* **WRITTEN EXERCISE**
An exact copy of the records is required, minus the pictures they hold.

Entries with chart source code:
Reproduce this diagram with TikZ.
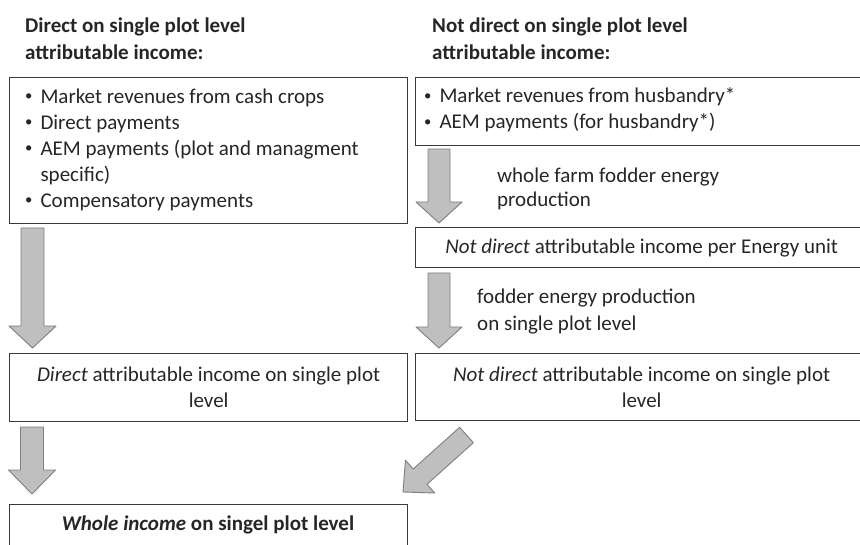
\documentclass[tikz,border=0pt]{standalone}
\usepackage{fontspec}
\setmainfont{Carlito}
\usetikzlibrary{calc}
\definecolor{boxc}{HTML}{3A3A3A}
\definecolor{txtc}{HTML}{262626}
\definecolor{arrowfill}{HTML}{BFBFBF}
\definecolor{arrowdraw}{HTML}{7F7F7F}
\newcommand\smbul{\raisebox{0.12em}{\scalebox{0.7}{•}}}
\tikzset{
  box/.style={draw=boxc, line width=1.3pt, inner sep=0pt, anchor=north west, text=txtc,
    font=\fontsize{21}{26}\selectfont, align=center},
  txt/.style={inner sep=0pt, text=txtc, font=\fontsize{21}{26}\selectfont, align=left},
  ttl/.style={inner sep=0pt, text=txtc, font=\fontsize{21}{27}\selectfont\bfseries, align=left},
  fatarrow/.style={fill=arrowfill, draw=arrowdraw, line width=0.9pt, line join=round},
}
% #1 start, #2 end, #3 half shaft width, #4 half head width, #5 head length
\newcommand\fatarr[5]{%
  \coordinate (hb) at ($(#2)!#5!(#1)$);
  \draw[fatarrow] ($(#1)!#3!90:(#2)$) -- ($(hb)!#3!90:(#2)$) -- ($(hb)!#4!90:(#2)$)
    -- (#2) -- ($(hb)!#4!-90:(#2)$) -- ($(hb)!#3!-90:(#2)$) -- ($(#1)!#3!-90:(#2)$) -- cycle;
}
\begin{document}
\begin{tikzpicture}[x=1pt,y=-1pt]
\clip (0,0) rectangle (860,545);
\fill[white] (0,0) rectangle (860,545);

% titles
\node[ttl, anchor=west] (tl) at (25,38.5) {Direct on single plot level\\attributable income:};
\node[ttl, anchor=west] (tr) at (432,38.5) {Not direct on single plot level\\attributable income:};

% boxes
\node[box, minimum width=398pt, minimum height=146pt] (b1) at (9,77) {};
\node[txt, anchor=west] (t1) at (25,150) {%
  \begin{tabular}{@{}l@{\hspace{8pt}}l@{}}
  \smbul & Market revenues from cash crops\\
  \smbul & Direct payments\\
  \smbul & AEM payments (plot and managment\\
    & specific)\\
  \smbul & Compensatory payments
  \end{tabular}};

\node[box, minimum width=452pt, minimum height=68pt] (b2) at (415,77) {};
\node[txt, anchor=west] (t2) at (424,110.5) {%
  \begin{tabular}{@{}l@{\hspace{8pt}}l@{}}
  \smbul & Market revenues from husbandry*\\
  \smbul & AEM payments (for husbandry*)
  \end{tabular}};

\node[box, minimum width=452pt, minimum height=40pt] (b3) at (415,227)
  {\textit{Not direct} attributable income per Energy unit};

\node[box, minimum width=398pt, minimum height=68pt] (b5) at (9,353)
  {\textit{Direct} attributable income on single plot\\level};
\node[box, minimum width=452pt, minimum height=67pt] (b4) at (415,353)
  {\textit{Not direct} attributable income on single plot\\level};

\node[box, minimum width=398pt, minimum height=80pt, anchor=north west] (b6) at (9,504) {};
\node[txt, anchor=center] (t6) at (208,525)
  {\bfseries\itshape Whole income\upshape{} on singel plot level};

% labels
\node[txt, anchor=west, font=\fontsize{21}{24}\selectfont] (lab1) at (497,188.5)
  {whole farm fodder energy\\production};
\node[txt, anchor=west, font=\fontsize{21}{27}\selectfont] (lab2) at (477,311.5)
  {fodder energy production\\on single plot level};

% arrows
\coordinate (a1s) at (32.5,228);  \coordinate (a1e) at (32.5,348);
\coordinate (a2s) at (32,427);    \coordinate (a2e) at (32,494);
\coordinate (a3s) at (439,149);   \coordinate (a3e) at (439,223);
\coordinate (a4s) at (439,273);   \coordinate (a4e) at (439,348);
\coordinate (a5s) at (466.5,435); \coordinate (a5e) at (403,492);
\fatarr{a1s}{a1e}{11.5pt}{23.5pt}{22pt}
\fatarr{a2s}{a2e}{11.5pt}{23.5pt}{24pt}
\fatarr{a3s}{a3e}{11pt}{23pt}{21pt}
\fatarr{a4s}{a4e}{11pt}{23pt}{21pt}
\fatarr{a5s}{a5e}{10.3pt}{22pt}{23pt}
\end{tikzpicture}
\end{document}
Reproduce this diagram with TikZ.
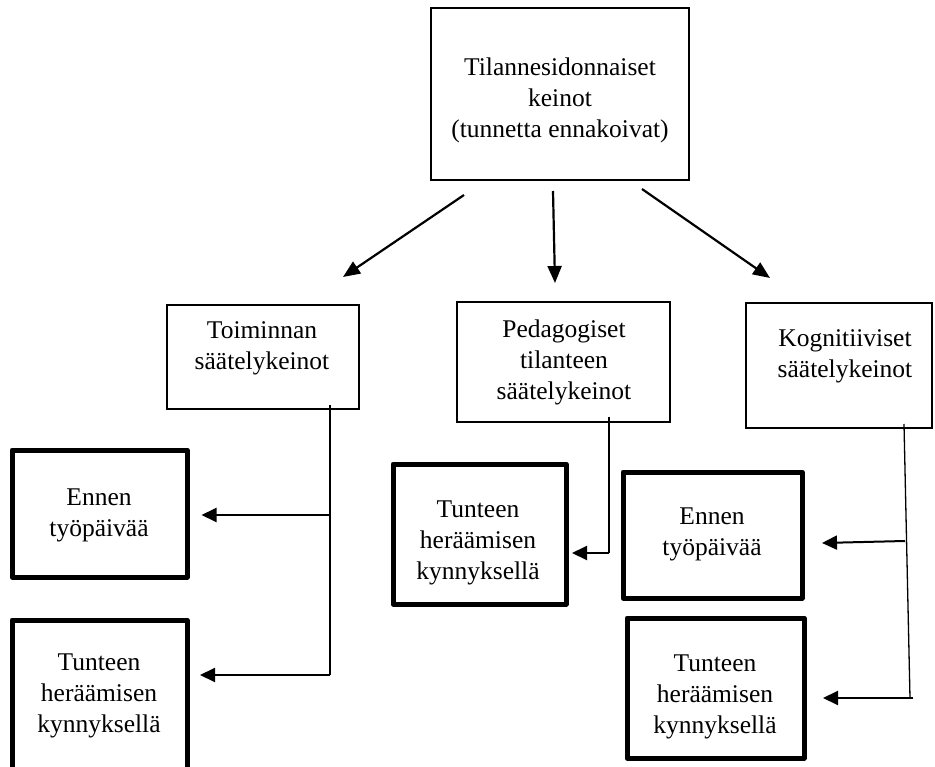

* **ANSWER IN FULL**
Reproduce this diagram with TikZ.
\documentclass[tikz,border=0pt]{standalone}
\usepackage{fontspec}
\setmainfont{Carlito}
\usetikzlibrary{calc}
\definecolor{boxc}{HTML}{3A3A3A}
\definecolor{txtc}{HTML}{262626}
\definecolor{arrowfill}{HTML}{BFBFBF}
\definecolor{arrowdraw}{HTML}{7F7F7F}
\newcommand\smbul{\raisebox{0.12em}{\scalebox{0.7}{•}}}
\tikzset{
  box/.style={draw=boxc, line width=1.3pt, inner sep=0pt, anchor=north west, text=txtc,
    font=\fontsize{21}{26}\selectfont, align=center},
  txt/.style={inner sep=0pt, text=txtc, font=\fontsize{21}{26}\selectfont, align=left},
  ttl/.style={inner sep=0pt, text=txtc, font=\fontsize{21}{27}\selectfont\bfseries, align=left},
  fatarrow/.style={fill=arrowfill, draw=arrowdraw, line width=0.9pt, line join=round},
}
% #1 start, #2 end, #3 half shaft width, #4 half head width, #5 head length
\newcommand\fatarr[5]{%
  \coordinate (hb) at ($(#2)!#5!(#1)$);
  \draw[fatarrow] ($(#1)!#3!90:(#2)$) -- ($(hb)!#3!90:(#2)$) -- ($(hb)!#4!90:(#2)$)
    -- (#2) -- ($(hb)!#4!-90:(#2)$) -- ($(hb)!#3!-90:(#2)$) -- ($(#1)!#3!-90:(#2)$) -- cycle;
}
\begin{document}
\begin{tikzpicture}[x=1pt,y=-1pt]
\clip (0,0) rectangle (860,545);
\fill[white] (0,0) rectangle (860,545);

% titles
\node[ttl, anchor=west] (tl) at (25,38.5) {Direct on single plot level\\attributable income:};
\node[ttl, anchor=west] (tr) at (432,38.5) {Not direct on single plot level\\attributable income:};

% boxes
\node[box, minimum width=398pt, minimum height=146pt] (b1) at (9,77) {};
\node[txt, anchor=west] (t1) at (25,150) {%
  \begin{tabular}{@{}l@{\hspace{8pt}}l@{}}
  \smbul & Market revenues from cash crops\\
  \smbul & Direct payments\\
  \smbul & AEM payments (plot and managment\\
    & specific)\\
  \smbul & Compensatory payments
  \end{tabular}};

\node[box, minimum width=452pt, minimum height=68pt] (b2) at (415,77) {};
\node[txt, anchor=west] (t2) at (424,110.5) {%
  \begin{tabular}{@{}l@{\hspace{8pt}}l@{}}
  \smbul & Market revenues from husbandry*\\
  \smbul & AEM payments (for husbandry*)
  \end{tabular}};

\node[box, minimum width=452pt, minimum height=40pt] (b3) at (415,227)
  {\textit{Not direct} attributable income per Energy unit};

\node[box, minimum width=398pt, minimum height=68pt] (b5) at (9,353)
  {\textit{Direct} attributable income on single plot\\level};
\node[box, minimum width=452pt, minimum height=67pt] (b4) at (415,353)
  {\textit{Not direct} attributable income on single plot\\level};

\node[box, minimum width=398pt, minimum height=80pt, anchor=north west] (b6) at (9,504) {};
\node[txt, anchor=center] (t6) at (208,525)
  {\bfseries\itshape Whole income\upshape{} on singel plot level};

% labels
\node[txt, anchor=west, font=\fontsize{21}{24}\selectfont] (lab1) at (497,188.5)
  {whole farm fodder energy\\production};
\node[txt, anchor=west, font=\fontsize{21}{27}\selectfont] (lab2) at (477,311.5)
  {fodder energy production\\on single plot level};

% arrows
\coordinate (a1s) at (32.5,228);  \coordinate (a1e) at (32.5,348);
\coordinate (a2s) at (32,427);    \coordinate (a2e) at (32,494);
\coordinate (a3s) at (439,149);   \coordinate (a3e) at (439,223);
\coordinate (a4s) at (439,273);   \coordinate (a4e) at (439,348);
\coordinate (a5s) at (466.5,435); \coordinate (a5e) at (403,492);
\fatarr{a1s}{a1e}{11.5pt}{23.5pt}{22pt}
\fatarr{a2s}{a2e}{11.5pt}{23.5pt}{24pt}
\fatarr{a3s}{a3e}{11pt}{23pt}{21pt}
\fatarr{a4s}{a4e}{11pt}{23pt}{21pt}
\fatarr{a5s}{a5e}{10.3pt}{22pt}{23pt}
\end{tikzpicture}
\end{document}
Reproduce this diagram with TikZ.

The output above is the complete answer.